Карл Маркс и Фридрих Энгельс были централистами – не только в политическом смысле, но и в социально-экономическом. Они никогда не отрицали данного факта, а их сочинения изобилуют пылкими восхвалениями политической, организационной и экономической централизации. Уже в марте 1850 года, в известном «Обращении Центрального комитета к Союзу коммунистов», они призывали рабочих бороться не только за «единую и нераздельную германскую республику, но и добиваться в этой республике самой решительной централизации силы в руках государственной власти». Дабы требование было воспринято, оно неоднократно повторяется в том же параграфе, который заканчивается так: «Как во Франции в 1793г., так и теперь в Германии проведение строжайшей централизации является задачей действительно революционной партии» (К. Маркс, Ф. Энгельс. Обращение Центрального Комитета к Союзу коммунистов. Март 1850. Соч. Изд. 2. Т. 7).
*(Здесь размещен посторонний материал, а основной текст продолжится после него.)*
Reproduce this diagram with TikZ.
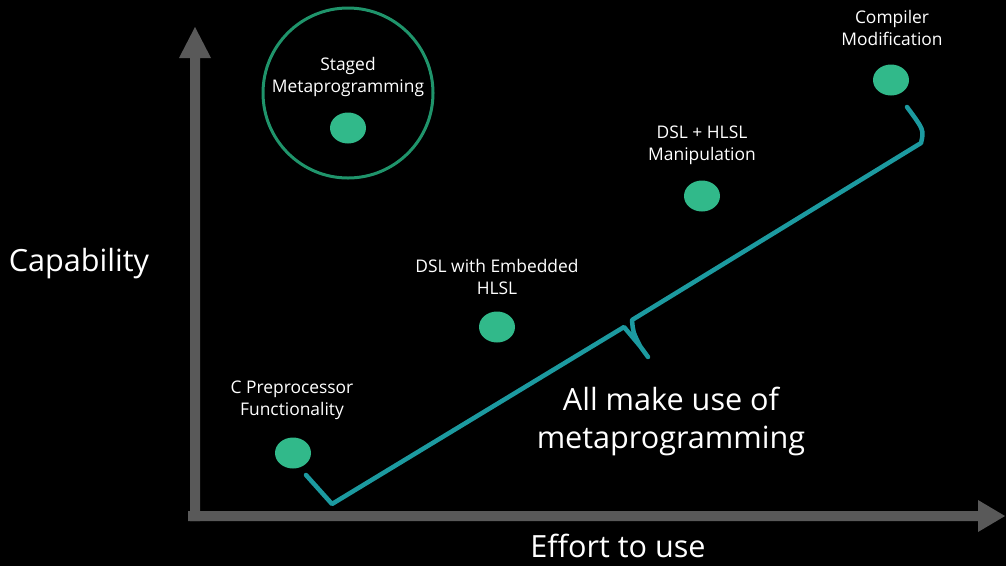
\documentclass[tikz,border=0pt]{standalone}
\usepackage{fontspec}
\setmainfont{Open Sans}
\usetikzlibrary{shapes.geometric}
\definecolor{axisgray}{HTML}{595959}
\definecolor{dotgreen}{HTML}{31B98A}
\definecolor{ringgreen}{HTML}{1F946B}
\definecolor{braceteal}{HTML}{1C9AA0}
\tikzset{
  dot/.style={ellipse, fill=dotgreen, draw=none, minimum width=36pt, minimum height=31pt, inner sep=0pt},
  lbl/.style={text=white, align=center, inner sep=0pt, font=\fontsize{17.4}{22.5}\selectfont},
  biglbl/.style={text=white, align=center, inner sep=0pt, font=\fontsize{30.6}{38}\selectfont},
  axis/.style={fill=axisgray, draw=none},
  brace/.style={draw=braceteal, line width=4.5pt, line join=round, line cap=round}
}
\begin{document}
\begin{tikzpicture}[x=1pt, y=-1pt]
  \fill[black] (0,0) rectangle (1006,566);
  \useasboundingbox (0,0) rectangle (1006,566);

  % axes
  \fill[axis] (190,521) -- (190,58) -- (179,58) -- (195,27) -- (211,58) -- (200,58) -- (200,521) -- cycle;
  \fill[axis] (188,511) -- (978,511) -- (978,500) -- (1005,516) -- (978,532) -- (978,521) -- (188,521) -- cycle;

  % axis titles
  \node[biglbl] (cap) at (79,264) {Capability};
  \node[biglbl] (eff) at (618,546) {Effort to use};

  % highlight ring
  \node[circle, draw=ringgreen, line width=3pt, minimum size=170pt, inner sep=0pt] (ring) at (348,93) {};

  % approaches
  \node[dot] (staged) at (348,128) {};
  \node[lbl, anchor=south] (stagedL) at (348,97) {Staged\\Metaprogramming};

  \node[dot] (cpp) at (293,453) {};
  \node[lbl, anchor=south] (cppL) at (292,420) {C Preprocessor\\Functionality};

  \node[dot] (dslemb) at (497,327) {};
  \node[lbl, anchor=south] (dslembL) at (497,295) {DSL with Embedded\\HLSL};

  \node[dot] (dslhlsl) at (702,196) {};
  \node[lbl, anchor=south] (dslhlslL) at (702,165) {DSL + HLSL\\Manipulation};

  \node[dot] (comp) at (891,80) {};
  \node[lbl, anchor=south] (compL) at (892,46) {Compiler\\Modification};

  % brace grouping the four approaches
  \coordinate (b0) at (306,475);
  \coordinate (b1) at (332,504);
  \coordinate (b2) at (624,327);
  \coordinate (stem) at (640,346);
  \coordinate (tip) at (648,357);
  \coordinate (b3) at (632,320);
  \coordinate (b4) at (921,143);
  \coordinate (b5) at (907,107);
  \draw[brace] (b0) -- (b1) -- (b2) -- (stem) -- (tip)
               (stem) .. controls (633,332) .. (b3) -- (b4) .. controls (924,130) .. (b5);

  \node[biglbl] (note) at (671,421) {All make use of\\metaprogramming};
\end{tikzpicture}
\end{document}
Та же самая тема вновь и вновь возникает в последующие годы. Например, после начала франко-прусской войны Маркс написал Энгельсу: «Французов надо вздуть. Если прусаки победят, то централизация государственной мощи будет использована для централизации германского рабочего класса» (Karl Marx and Frederick Engels, Selected Correspondence (International Publishers; New York, 1942), p. 292.).
Однако Маркс и Энгельс были централистами не потому что верили в централизм сам по себе. Как раз наоборот: и марксизм, и анархизм всегда соглашались, что освобождение, коммунистическое общество влекут за собой широкую децентрализацию, исчезновение бюрократии, ликвидацию государств и распад больших городов. «... уничтожение противоположности между городом и деревней не только возможно, – отмечает Энгельс в «Анти-Дюринге», – оно стало прямой необходимостью (...) Только путем слияния города и деревни можно устранить нынешнее отравление воздуха, воды и почвы (…)». Для Энгельса речь идет о как можно более равномерном распределении [промышленности, а затем и населения в целом] по всей стране (Ф. Энгельс. Анти-Дюринг. Переворот в науке, произведенный господином Евгением Дюрингом. М: Политиздат, 1977. С.300–301), – короче говоря, о физической децентрализации городов.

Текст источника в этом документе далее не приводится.